Below is a use of the optim function that allows easier modifications, that shows that some way of fitting can work
M = c(12.7, 13.7, 15.6, 14.5, 17.4)
N = c(0.27, 0.29, 0.27, 0.28, 0.25)
plot(M,N)
least squares cost function
cost = function(par) {
return(sum((N-pweibull(M, par[1], par[2]))^2))
}
xpar = c(1,40) # start parameters
xs = seq(12,18,0.01) # for plotting curves
make ten gradient descent steps and plot the result each time
for (i in 1:10) {
xpar = optim(xpar, cost, control = list(maxit = 1), method = 'L-BFGS-B', lower = c(0,0))$par
lines(xs,pweibull(xs, xpar[1], xpar[2]))
}
The solution to make the fitting work was to introduce boundaries for the parameters.
lower = c(0,0)
What these fitting methods try to do is compute a gradient and they may search in an area of values with negative parameter values (for which the dweibull function will result in NA values).

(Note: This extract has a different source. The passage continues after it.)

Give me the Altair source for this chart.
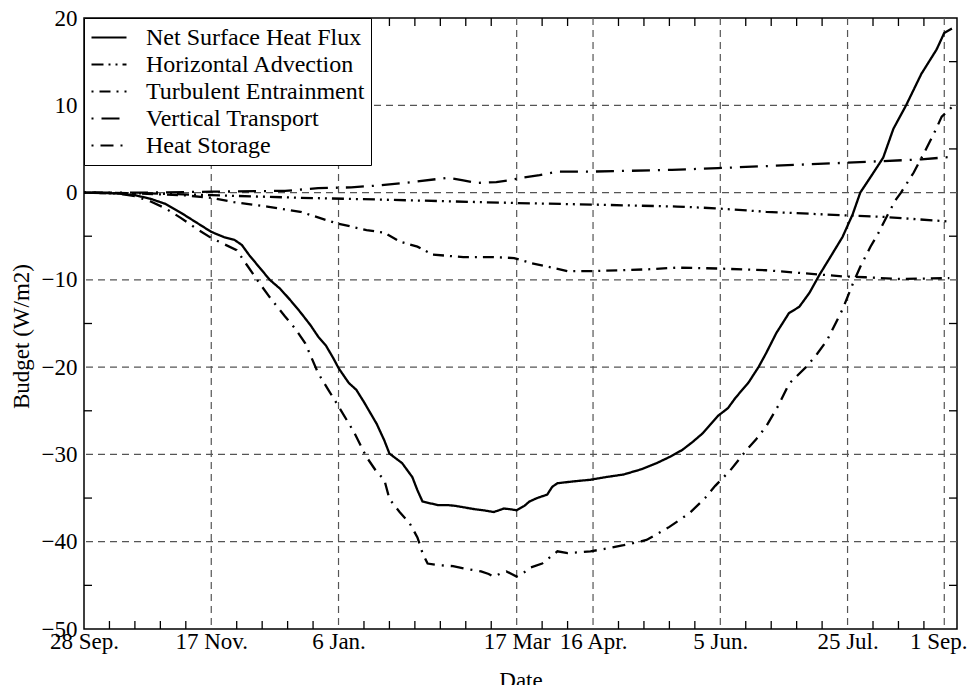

That problem is solved by restricting the values of the parameters.
The main cause of the problem is not solved with this. You are trying to fit data points that have no good solution and the algorithm will not work easily. Comparable is Why is logistic regression particularly prone to overfitting in high dimensions? which is a problem of the parameters in the logistic function fitting best when they are at infinity.